Thomas Keil, Shaker A. Zahra and Markku Maula


Keil, Zahra and Maula discuss the importance of corporate venture capital (CVC) as a learning mechanism, a theme that is consistent with some of the arguments presented by Basu et al. and Jelinek and Day. Specifically, they note that while there is consensus on the importance of learning as a strategic benefit of CVC, evidence is mixed. Existing studies highlight the contingent learning benefits of CVC, whereas others highlight barriers to such learning. Keil et al. use the organizational learning perspective to develop their arguments, adopting a “portfolio” perspective on CVC investment where the firm has a combination of different investments with different motives, goals and time horizons.

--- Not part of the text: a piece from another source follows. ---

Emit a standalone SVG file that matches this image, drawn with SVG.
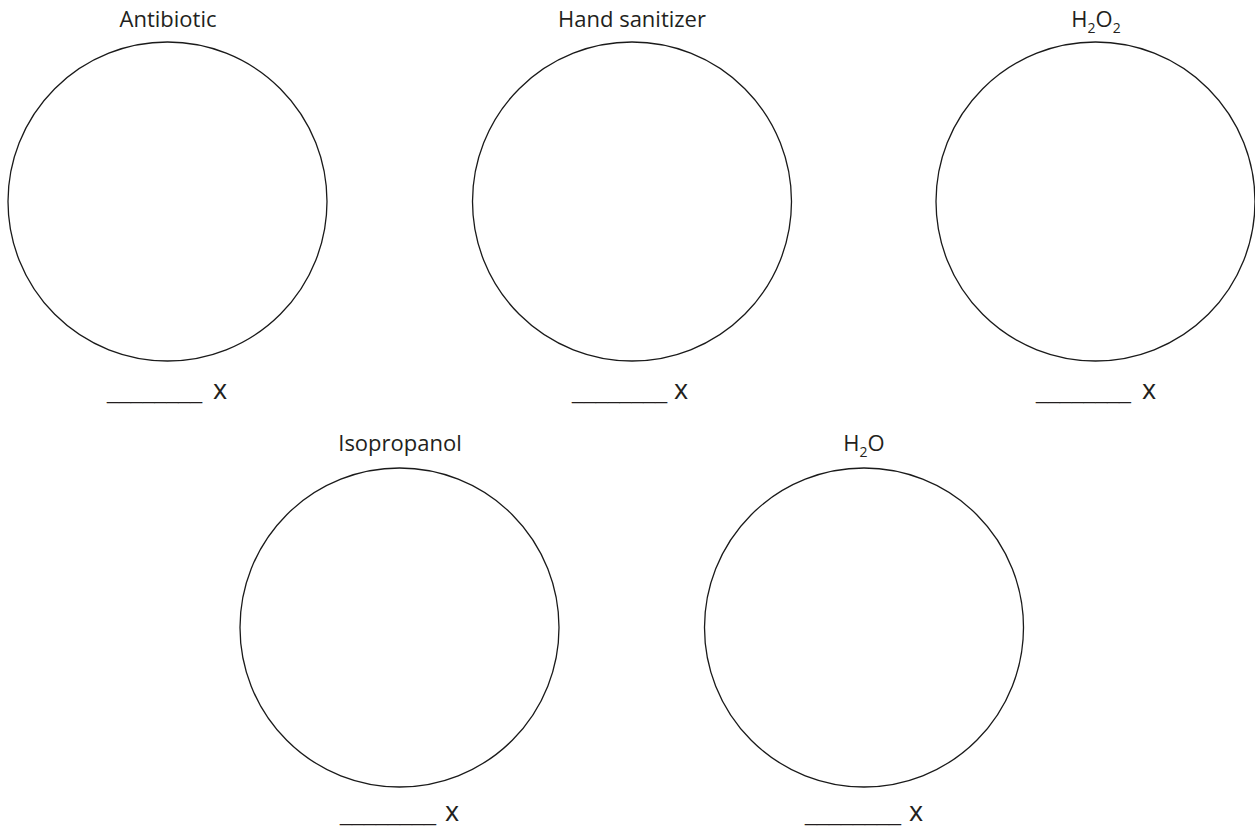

Keil and colleagues propose that the characteristics of such a portfolio could influence the potential explorative and exploitative learning of incumbents who need to be adept at managing and balancing exploration and exploitation. A key point that the authors propose is that learning through CVC investments differs from other inter-organizational relationships. In managing this portfolio, there is a great need for knowledge integration as a means of making sense of what the firm learns through CVC. Their analysis and model indicate that the volume of CVC investments can significantly influence the explorative and exploitative learning an organization may experience. The extent of this learning depends greatly on the degree of core business relatedness, venture relatedness, dispersion and autonomy and the existence of knowledge transfer and integration mechanisms.